The Ethics of Hidden Weapons

Hidden weapons occupy a morally grey area in the jianghu:

Arguments against:

  • Seen as cowardly (attacking without warning)
  • Associated with assassination rather than honorable combat
  • Poison use is particularly condemned

Arguments for:

  • Practical against stronger opponents
  • Self-defense for the physically weaker
  • A legitimate branch of martial arts requiring great skill

Famous Hidden Weapon Techniques

Manhua Rain Needles (满天花雨)

The Tang Sect's signature attack — dozens of poisoned needles launched simultaneously, creating an unavoidable rain of death.
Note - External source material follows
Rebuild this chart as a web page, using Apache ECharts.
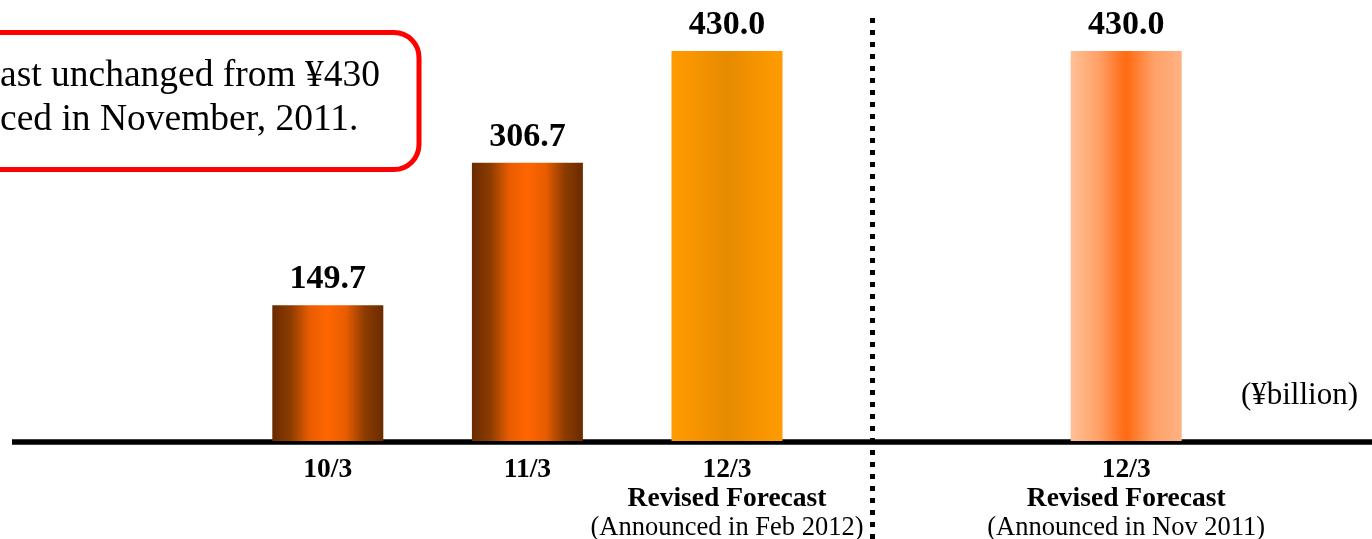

The name "flowers raining from the sky" gives a poetically beautiful name to a terrifying technique.

Flying Dagger (飞刀)

Li Xunhuan's legendary throwing knife from Gu Long's novels — "There has never been a target Little Li's flying dagger missed." Simple, elegant, and absolutely lethal.

Hidden Weapons in Context

Hidden weapons serve important narrative functions:

  • They create unexpected danger in seemingly safe situations
  • They allow weaker characters to threaten stronger ones
  • They introduce detective elements (identifying poisons, tracing weapons)
  • They represent the moral complexity of combat — is any means justified in a fight for survival?